Dahmayi Behishtian (cemetery) is an architectural monument in Bukhara. In 2007 this monument was built to perpetuate the names of those buried in Mazari Behishtian cemetery. The mausoleum is included in the national list of real estate objects of the material and cultural heritage of Uzbekistan. A cemetery has existed in the place of Dahmayi Behishtian since the Middle Ages. Many famous people were buried in this area in the 8th-20th centuries in tombs and cemeteries such as Pushtayi Behishtian, Pushtayi Tugrobek, Sheikh Rangrez, Yetti Qazi, Darvozai Qavola.

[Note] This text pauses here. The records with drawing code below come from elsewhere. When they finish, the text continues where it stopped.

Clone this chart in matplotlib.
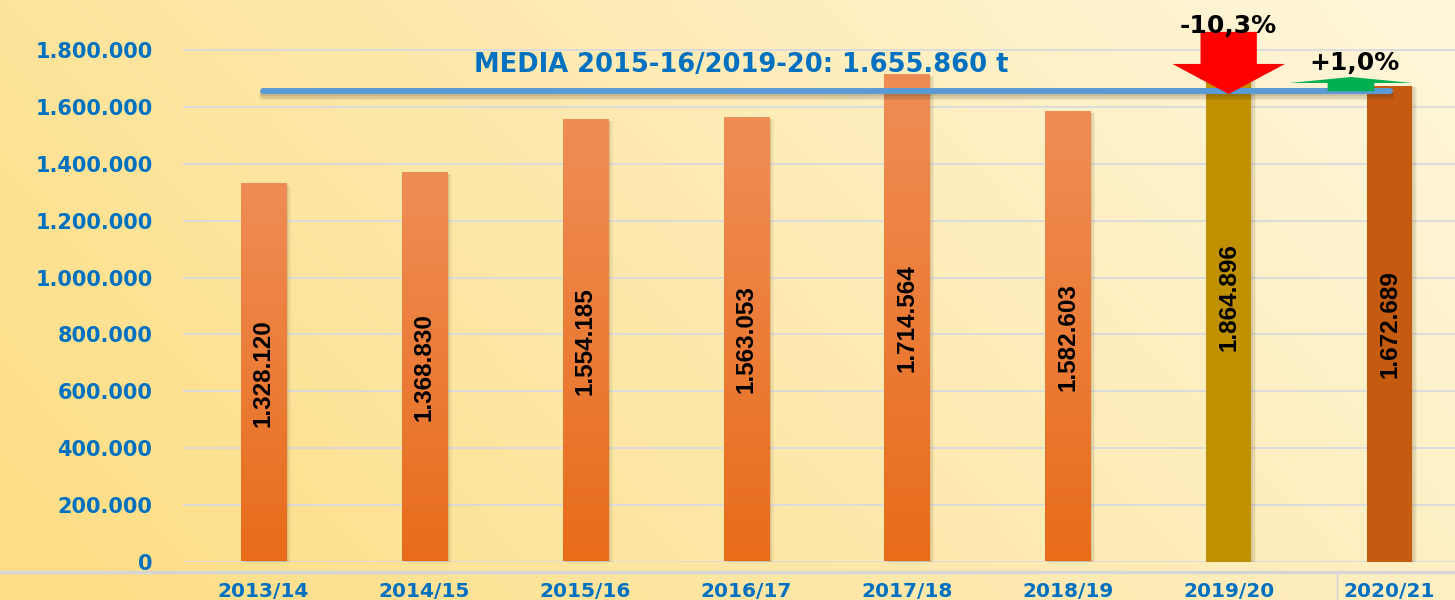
import numpy as np
import matplotlib
matplotlib.use("Agg")
import matplotlib.pyplot as plt
from matplotlib.colors import LinearSegmentedColormap, to_rgb
from matplotlib.patches import Rectangle, FancyArrow
from matplotlib.lines import Line2D
from matplotlib import transforms

# ---------------- data ----------------
seasons = ["2013/14", "2014/15", "2015/16", "2016/17", "2017/18", "2018/19", "2019/20", "2020/21"]
production = [1328120, 1368830, 1554185, 1563053, 1714564, 1582603, 1864896, 1672689]
average = 1655860
average_label = "MEDIA 2015-16/2019-20: 1.655.860 t"
yticks = [0, 200000, 400000, 600000, 800000, 1000000, 1200000, 1400000, 1600000, 1800000]
change_labels = ["-10,3%", "+1,0%"]

def fmt(v):
    return f"{v:,}".replace(",", ".")

# ---------------- style ----------------
BLUE = "#0070C0"
W, H, DPI = 1455, 600, 100
fig = plt.figure(figsize=(W / DPI, H / DPI), dpi=DPI)

# background gradient (saturated yellow on the left, pale cream on the right)
bg = fig.add_axes([0, 0, 1, 1], zorder=-10)
yy, xx = np.mgrid[0:H, 0:W]
t = np.clip(0.78 * (xx / W) + 0.30 * (1 - yy / H) - 0.05, 0, 1)
c0 = np.array(to_rgb("#FDDE86"))
c1 = np.array(to_rgb("#FFF6DA"))
img = c0[None, None, :] * (1 - t[..., None]) + c1[None, None, :] * t[..., None]
bg.imshow(img, aspect="auto", extent=(0, W, H, 0))
bg.set_xlim(0, W)
bg.set_ylim(H, 0)
bg.axis("off")

# main axes: left edge at 183 px, zero line at 561.5 px from top
left = 183 / W
bottom = (H - 561.5) / H
top_px = -6.5  # 2.000.000 lies just above the image
ax = fig.add_axes([left, bottom, 1 - left, (561.5 - top_px) / H])
ax.set_facecolor("none")
for s in ax.spines.values():
    s.set_visible(False)

x = np.arange(len(seasons))
bw = 0.28
xmax = 7.5 - (1470 - 1455) / 160.9

# gridlines
ax.set_yticks(yticks)
ax.set_yticklabels([fmt(v) for v in yticks])
ax.yaxis.grid(True, color="#D9DADF", lw=1.3, zorder=0)
ax.set_axisbelow(True)
ax.tick_params(axis="y", length=0, pad=22, labelsize=15, labelcolor=BLUE)
ax.set_xticks(x)
ax.set_xticklabels(seasons)
ax.tick_params(axis="x", length=0, pad=15, labelsize=14.5, labelcolor=BLUE)
for lab in ax.get_yticklabels() + ax.get_xticklabels():
    lab.set_fontweight("bold")
    lab.set_family("DejaVu Sans")

# bars
grad = LinearSegmentedColormap.from_list("g", ["#E86C1A", "#EF8D56"])
solid = {6: "#BF9000", 7: "#C55A11"}
for i, v in enumerate(production):
    x0 = x[i] - bw / 2
    # soft shadow
    for dx, a in [(5, 0.06), (3.5, 0.08), (2, 0.10)]:
        sh = transforms.offset_copy(ax.transData, fig=fig, x=dx, y=-1, units="dots")
        ax.add_patch(Rectangle((x0, 0), bw, v, transform=sh, color="#5A4A20", alpha=a, lw=0, zorder=1.5))
    if i in solid:
        ax.add_patch(Rectangle((x0, 0), bw, v, color=solid[i], lw=0, zorder=2))
    else:
        ax.imshow(np.linspace(0, 1, 256)[:, None], extent=(x0, x0 + bw, 0, v), origin="lower",
                  cmap=grad, aspect="auto", zorder=2, interpolation="bilinear")
    ax.text(x[i], v / 2, fmt(v), rotation=90, ha="center", va="center", fontsize=17.5,
            fontweight="bold", family="Liberation Sans", color="black", zorder=5)

# average line with soft shadow
for dy, a, lw in [(-5, 0.07, 6), (-3.5, 0.10, 5), (-2, 0.12, 4.5)]:
    shl = transforms.offset_copy(ax.transData, fig=fig, x=0, y=dy, units="dots")
    ax.plot([x[0], x[-1]], [average, average], color="#3A3020", alpha=a, lw=lw, solid_capstyle="round",
            transform=shl, zorder=3)
ax.plot([x[0], x[-1]], [average, average], color="#5B9BD5", lw=4.3, solid_capstyle="round", zorder=3.2)
ax.text(0.4387, 0.874, average_label, transform=ax.transAxes, ha="center", va="center",
        fontsize=18.5, fontweight="bold", color=BLUE, family="DejaVu Sans", zorder=5)

# red arrow (2019/20 -> 2020/21 decrease)
ax.add_patch(FancyArrow(x[6], production[6], 0, 1646000 - production[6], width=0.35, head_width=0.70,
                        head_length=106000, length_includes_head=True, color="#FF0000", lw=0, zorder=4))
# green arrow (2020/21 vs average)
ax.add_patch(FancyArrow(6.76, average, 0, 1706000 - average, width=0.29, head_width=0.76,
                        head_length=21000, length_includes_head=True, color="#00B050", lw=0, zorder=4))
ax.text(6.0, 1885600, change_labels[0], ha="center", va="center", fontsize=18, fontweight="bold",
        family="DejaVu Sans", color="black", zorder=5)
ax.text(6.78, 1755000, change_labels[1], ha="center", va="center", fontsize=18, fontweight="bold",
        family="DejaVu Sans", color="black", zorder=5)

ax.set_xlim(-0.5, xmax)
ax.set_ylim(0, 2000000)

# bottom axis line across the figure
fig.add_artist(Line2D([0, 1], [(H - 572) / H] * 2, color="#D6D6D6", lw=2.5, transform=fig.transFigure))
fig.add_artist(Line2D([1337 / W] * 2, [0, (H - 572) / H], color="#D0D2DC", lw=1, transform=fig.transFigure))

fig.savefig("out.png", dpi=DPI)
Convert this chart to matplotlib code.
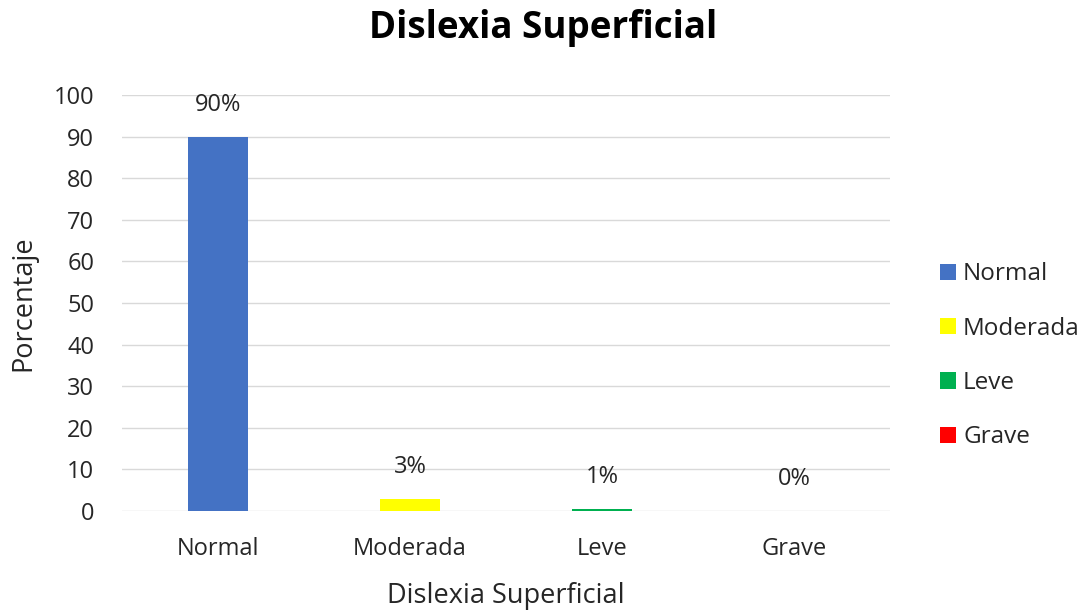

In Dahmayi Behishtian, there were graves of people such as Abu Ja'far Muhammad ibn Omar Sha'bi, Abuzaid Abdullah ibn Isa Dabusi, Imam Zadzan, Sheikh Ahmed ibn Omar Shirazi. The grave of encyclopedist Ahmad Donish is also located in this cemetery. During Soviet rule, this cemetery was demolished and replaced by the Bukhara City Oil Factory, the 4th school and the Bukhara Cooperative Technical College. After the independence of Uzbekistan, the Dahmayi Behishtian mausoleum was built in a part of the area where this cemetery is located to perpetuate the memories of people who were buried there. This monument was created under the leadership of the mayor of Bukhara, Kamal Kamolov, based on the project of the chief architect of Bukhara Region, Mahmud Akhmedov. Bukhara masters Olim Abdiyev and Bahriddin Yoldoshev participated in the construction of the mausoleum. In ancient times, there were marble mausoleums on the graves of saints in this area. Next to the Behishtian dahma, there was Quzotus saba, that is, the tomb of the Seven Judges. Famous judges of that time were buried in the cemetery. In 2007, Sadriddin Salim Bukhari's book called "Dahmayi Behishtian" was published in Bukhara.